** WHAT THE EXERCISE ASKS **
Set down the data below without change, skipping the pictures it holds.
-- Start DATA LINES --
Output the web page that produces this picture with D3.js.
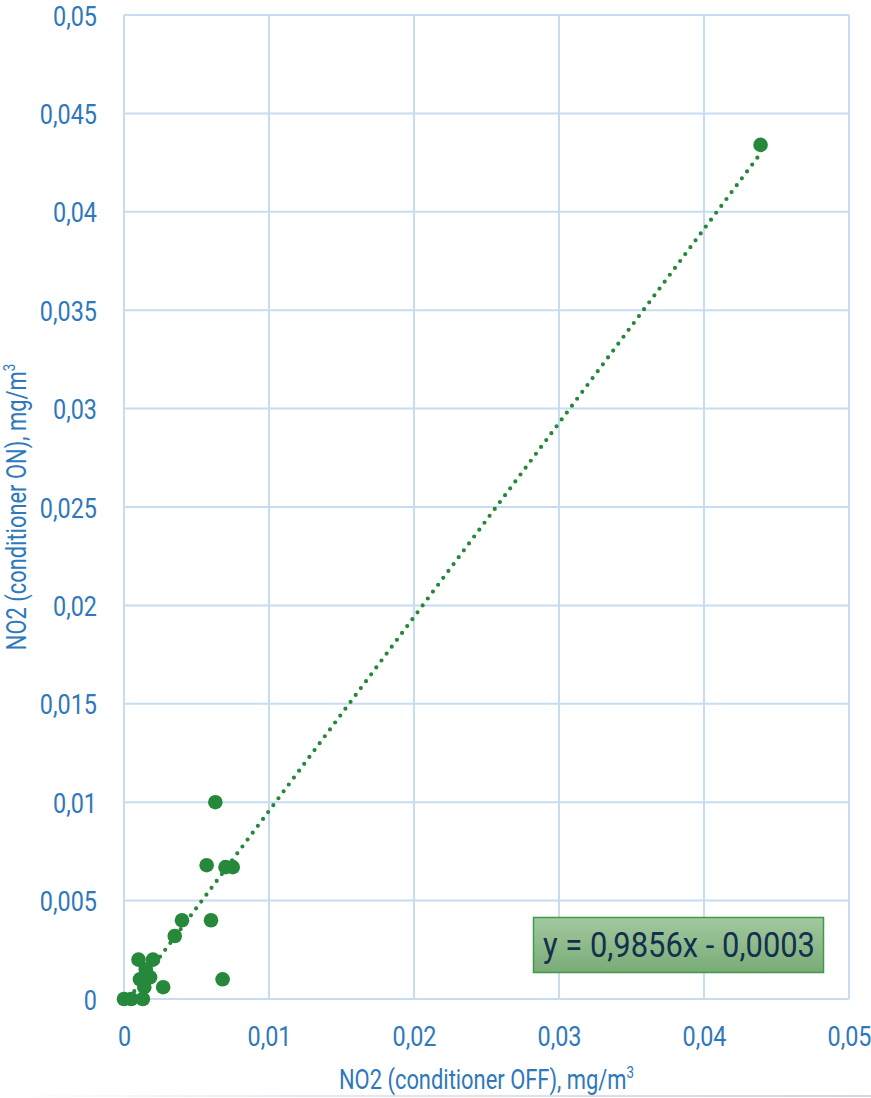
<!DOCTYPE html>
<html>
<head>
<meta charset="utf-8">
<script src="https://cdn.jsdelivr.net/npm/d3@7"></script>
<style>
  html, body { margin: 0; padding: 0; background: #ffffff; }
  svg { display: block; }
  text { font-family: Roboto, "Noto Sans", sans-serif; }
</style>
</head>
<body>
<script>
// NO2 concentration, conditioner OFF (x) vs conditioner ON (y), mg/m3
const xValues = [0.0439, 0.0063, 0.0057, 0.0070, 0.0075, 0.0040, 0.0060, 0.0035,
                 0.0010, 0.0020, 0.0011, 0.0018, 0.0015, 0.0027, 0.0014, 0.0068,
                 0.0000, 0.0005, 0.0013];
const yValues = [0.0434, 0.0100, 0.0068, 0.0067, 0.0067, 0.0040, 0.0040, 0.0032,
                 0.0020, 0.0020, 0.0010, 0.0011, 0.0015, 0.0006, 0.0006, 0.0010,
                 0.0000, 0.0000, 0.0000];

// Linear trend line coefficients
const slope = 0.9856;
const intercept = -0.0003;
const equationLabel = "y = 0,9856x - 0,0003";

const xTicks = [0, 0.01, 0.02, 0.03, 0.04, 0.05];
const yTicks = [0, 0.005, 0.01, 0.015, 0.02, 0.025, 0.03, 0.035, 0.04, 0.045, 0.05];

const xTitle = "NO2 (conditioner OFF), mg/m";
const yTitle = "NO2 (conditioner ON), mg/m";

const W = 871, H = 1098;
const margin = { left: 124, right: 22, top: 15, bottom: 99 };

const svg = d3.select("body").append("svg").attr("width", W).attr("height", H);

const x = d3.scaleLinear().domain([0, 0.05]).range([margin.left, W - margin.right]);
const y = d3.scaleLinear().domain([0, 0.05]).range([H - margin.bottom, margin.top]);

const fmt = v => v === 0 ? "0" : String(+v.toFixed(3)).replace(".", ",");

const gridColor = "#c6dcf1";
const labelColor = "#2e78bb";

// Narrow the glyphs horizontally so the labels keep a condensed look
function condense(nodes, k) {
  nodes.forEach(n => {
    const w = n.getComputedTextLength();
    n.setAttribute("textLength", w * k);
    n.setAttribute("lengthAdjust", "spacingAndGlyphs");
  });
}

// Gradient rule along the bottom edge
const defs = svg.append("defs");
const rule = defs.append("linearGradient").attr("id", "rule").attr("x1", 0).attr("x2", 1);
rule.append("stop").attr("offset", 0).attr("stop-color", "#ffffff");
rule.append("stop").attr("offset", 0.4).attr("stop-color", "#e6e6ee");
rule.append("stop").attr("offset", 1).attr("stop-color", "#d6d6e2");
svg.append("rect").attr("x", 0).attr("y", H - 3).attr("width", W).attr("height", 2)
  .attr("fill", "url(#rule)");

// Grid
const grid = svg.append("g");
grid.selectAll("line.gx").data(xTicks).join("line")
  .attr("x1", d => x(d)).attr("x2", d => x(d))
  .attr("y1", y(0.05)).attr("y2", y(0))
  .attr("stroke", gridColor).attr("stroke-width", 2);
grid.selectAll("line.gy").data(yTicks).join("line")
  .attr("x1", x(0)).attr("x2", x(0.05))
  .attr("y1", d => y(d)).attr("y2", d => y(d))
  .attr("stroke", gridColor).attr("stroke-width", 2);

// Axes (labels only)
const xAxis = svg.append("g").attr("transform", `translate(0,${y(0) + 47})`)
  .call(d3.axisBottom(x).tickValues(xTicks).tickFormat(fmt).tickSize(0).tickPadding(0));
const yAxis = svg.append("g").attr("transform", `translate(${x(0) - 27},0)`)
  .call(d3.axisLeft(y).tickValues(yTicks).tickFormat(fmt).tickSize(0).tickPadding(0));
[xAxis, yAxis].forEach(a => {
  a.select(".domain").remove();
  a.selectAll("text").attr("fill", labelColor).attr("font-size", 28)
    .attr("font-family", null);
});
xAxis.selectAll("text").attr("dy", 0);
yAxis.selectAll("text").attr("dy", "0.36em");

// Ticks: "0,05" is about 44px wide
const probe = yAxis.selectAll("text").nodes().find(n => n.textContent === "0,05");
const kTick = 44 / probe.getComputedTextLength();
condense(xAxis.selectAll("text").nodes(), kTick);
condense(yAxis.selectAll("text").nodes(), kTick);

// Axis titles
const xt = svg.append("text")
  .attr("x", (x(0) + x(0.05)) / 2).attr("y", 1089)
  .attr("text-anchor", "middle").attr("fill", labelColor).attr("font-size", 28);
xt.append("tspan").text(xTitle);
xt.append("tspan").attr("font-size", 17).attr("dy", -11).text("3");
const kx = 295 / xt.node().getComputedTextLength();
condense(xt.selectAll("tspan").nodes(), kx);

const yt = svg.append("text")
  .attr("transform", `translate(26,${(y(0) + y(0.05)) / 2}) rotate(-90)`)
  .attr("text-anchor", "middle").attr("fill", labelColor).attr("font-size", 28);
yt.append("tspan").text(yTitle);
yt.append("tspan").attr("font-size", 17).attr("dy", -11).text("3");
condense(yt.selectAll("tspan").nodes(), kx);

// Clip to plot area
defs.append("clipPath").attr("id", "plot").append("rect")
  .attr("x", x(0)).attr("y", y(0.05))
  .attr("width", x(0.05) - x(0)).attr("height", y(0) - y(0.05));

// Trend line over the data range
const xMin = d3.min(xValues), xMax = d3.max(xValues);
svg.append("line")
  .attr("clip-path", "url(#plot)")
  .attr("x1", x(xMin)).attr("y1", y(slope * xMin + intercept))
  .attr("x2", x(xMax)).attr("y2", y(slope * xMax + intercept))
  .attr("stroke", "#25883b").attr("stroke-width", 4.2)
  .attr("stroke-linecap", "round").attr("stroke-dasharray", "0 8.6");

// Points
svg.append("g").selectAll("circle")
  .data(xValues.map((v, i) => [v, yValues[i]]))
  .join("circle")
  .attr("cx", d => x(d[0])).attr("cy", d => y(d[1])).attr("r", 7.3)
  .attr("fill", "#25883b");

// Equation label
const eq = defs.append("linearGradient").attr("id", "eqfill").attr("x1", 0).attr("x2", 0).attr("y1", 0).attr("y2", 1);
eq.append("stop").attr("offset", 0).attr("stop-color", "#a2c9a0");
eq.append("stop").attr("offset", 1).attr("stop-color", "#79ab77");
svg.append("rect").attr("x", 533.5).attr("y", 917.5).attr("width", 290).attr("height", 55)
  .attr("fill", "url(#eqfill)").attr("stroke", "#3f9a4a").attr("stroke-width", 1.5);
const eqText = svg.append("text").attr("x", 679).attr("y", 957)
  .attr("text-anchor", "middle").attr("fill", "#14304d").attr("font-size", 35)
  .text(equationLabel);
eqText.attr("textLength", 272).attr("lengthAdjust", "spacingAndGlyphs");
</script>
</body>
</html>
-- End DATA LINES --
** FULL RESPONSE **
Output the web page that produces this picture with D3.js.
<!DOCTYPE html>
<html>
<head>
<meta charset="utf-8">
<script src="https://cdn.jsdelivr.net/npm/d3@7"></script>
<style>
  html, body { margin: 0; padding: 0; background: #ffffff; }
  svg { display: block; }
  text { font-family: Roboto, "Noto Sans", sans-serif; }
</style>
</head>
<body>
<script>
// NO2 concentration, conditioner OFF (x) vs conditioner ON (y), mg/m3
const xValues = [0.0439, 0.0063, 0.0057, 0.0070, 0.0075, 0.0040, 0.0060, 0.0035,
                 0.0010, 0.0020, 0.0011, 0.0018, 0.0015, 0.0027, 0.0014, 0.0068,
                 0.0000, 0.0005, 0.0013];
const yValues = [0.0434, 0.0100, 0.0068, 0.0067, 0.0067, 0.0040, 0.0040, 0.0032,
                 0.0020, 0.0020, 0.0010, 0.0011, 0.0015, 0.0006, 0.0006, 0.0010,
                 0.0000, 0.0000, 0.0000];

// Linear trend line coefficients
const slope = 0.9856;
const intercept = -0.0003;
const equationLabel = "y = 0,9856x - 0,0003";

const xTicks = [0, 0.01, 0.02, 0.03, 0.04, 0.05];
const yTicks = [0, 0.005, 0.01, 0.015, 0.02, 0.025, 0.03, 0.035, 0.04, 0.045, 0.05];

const xTitle = "NO2 (conditioner OFF), mg/m";
const yTitle = "NO2 (conditioner ON), mg/m";

const W = 871, H = 1098;
const margin = { left: 124, right: 22, top: 15, bottom: 99 };

const svg = d3.select("body").append("svg").attr("width", W).attr("height", H);

const x = d3.scaleLinear().domain([0, 0.05]).range([margin.left, W - margin.right]);
const y = d3.scaleLinear().domain([0, 0.05]).range([H - margin.bottom, margin.top]);

const fmt = v => v === 0 ? "0" : String(+v.toFixed(3)).replace(".", ",");

const gridColor = "#c6dcf1";
const labelColor = "#2e78bb";

// Narrow the glyphs horizontally so the labels keep a condensed look
function condense(nodes, k) {
  nodes.forEach(n => {
    const w = n.getComputedTextLength();
    n.setAttribute("textLength", w * k);
    n.setAttribute("lengthAdjust", "spacingAndGlyphs");
  });
}

// Gradient rule along the bottom edge
const defs = svg.append("defs");
const rule = defs.append("linearGradient").attr("id", "rule").attr("x1", 0).attr("x2", 1);
rule.append("stop").attr("offset", 0).attr("stop-color", "#ffffff");
rule.append("stop").attr("offset", 0.4).attr("stop-color", "#e6e6ee");
rule.append("stop").attr("offset", 1).attr("stop-color", "#d6d6e2");
svg.append("rect").attr("x", 0).attr("y", H - 3).attr("width", W).attr("height", 2)
  .attr("fill", "url(#rule)");

// Grid
const grid = svg.append("g");
grid.selectAll("line.gx").data(xTicks).join("line")
  .attr("x1", d => x(d)).attr("x2", d => x(d))
  .attr("y1", y(0.05)).attr("y2", y(0))
  .attr("stroke", gridColor).attr("stroke-width", 2);
grid.selectAll("line.gy").data(yTicks).join("line")
  .attr("x1", x(0)).attr("x2", x(0.05))
  .attr("y1", d => y(d)).attr("y2", d => y(d))
  .attr("stroke", gridColor).attr("stroke-width", 2);

// Axes (labels only)
const xAxis = svg.append("g").attr("transform", `translate(0,${y(0) + 47})`)
  .call(d3.axisBottom(x).tickValues(xTicks).tickFormat(fmt).tickSize(0).tickPadding(0));
const yAxis = svg.append("g").attr("transform", `translate(${x(0) - 27},0)`)
  .call(d3.axisLeft(y).tickValues(yTicks).tickFormat(fmt).tickSize(0).tickPadding(0));
[xAxis, yAxis].forEach(a => {
  a.select(".domain").remove();
  a.selectAll("text").attr("fill", labelColor).attr("font-size", 28)
    .attr("font-family", null);
});
xAxis.selectAll("text").attr("dy", 0);
yAxis.selectAll("text").attr("dy", "0.36em");

// Ticks: "0,05" is about 44px wide
const probe = yAxis.selectAll("text").nodes().find(n => n.textContent === "0,05");
const kTick = 44 / probe.getComputedTextLength();
condense(xAxis.selectAll("text").nodes(), kTick);
condense(yAxis.selectAll("text").nodes(), kTick);

// Axis titles
const xt = svg.append("text")
  .attr("x", (x(0) + x(0.05)) / 2).attr("y", 1089)
  .attr("text-anchor", "middle").attr("fill", labelColor).attr("font-size", 28);
xt.append("tspan").text(xTitle);
xt.append("tspan").attr("font-size", 17).attr("dy", -11).text("3");
const kx = 295 / xt.node().getComputedTextLength();
condense(xt.selectAll("tspan").nodes(), kx);

const yt = svg.append("text")
  .attr("transform", `translate(26,${(y(0) + y(0.05)) / 2}) rotate(-90)`)
  .attr("text-anchor", "middle").attr("fill", labelColor).attr("font-size", 28);
yt.append("tspan").text(yTitle);
yt.append("tspan").attr("font-size", 17).attr("dy", -11).text("3");
condense(yt.selectAll("tspan").nodes(), kx);

// Clip to plot area
defs.append("clipPath").attr("id", "plot").append("rect")
  .attr("x", x(0)).attr("y", y(0.05))
  .attr("width", x(0.05) - x(0)).attr("height", y(0) - y(0.05));

// Trend line over the data range
const xMin = d3.min(xValues), xMax = d3.max(xValues);
svg.append("line")
  .attr("clip-path", "url(#plot)")
  .attr("x1", x(xMin)).attr("y1", y(slope * xMin + intercept))
  .attr("x2", x(xMax)).attr("y2", y(slope * xMax + intercept))
  .attr("stroke", "#25883b").attr("stroke-width", 4.2)
  .attr("stroke-linecap", "round").attr("stroke-dasharray", "0 8.6");

// Points
svg.append("g").selectAll("circle")
  .data(xValues.map((v, i) => [v, yValues[i]]))
  .join("circle")
  .attr("cx", d => x(d[0])).attr("cy", d => y(d[1])).attr("r", 7.3)
  .attr("fill", "#25883b");

// Equation label
const eq = defs.append("linearGradient").attr("id", "eqfill").attr("x1", 0).attr("x2", 0).attr("y1", 0).attr("y2", 1);
eq.append("stop").attr("offset", 0).attr("stop-color", "#a2c9a0");
eq.append("stop").attr("offset", 1).attr("stop-color", "#79ab77");
svg.append("rect").attr("x", 533.5).attr("y", 917.5).attr("width", 290).attr("height", 55)
  .attr("fill", "url(#eqfill)").attr("stroke", "#3f9a4a").attr("stroke-width", 1.5);
const eqText = svg.append("text").attr("x", 679).attr("y", 957)
  .attr("text-anchor", "middle").attr("fill", "#14304d").attr("font-size", 35)
  .text(equationLabel);
eqText.attr("textLength", 272).attr("lengthAdjust", "spacingAndGlyphs");
</script>
</body>
</html>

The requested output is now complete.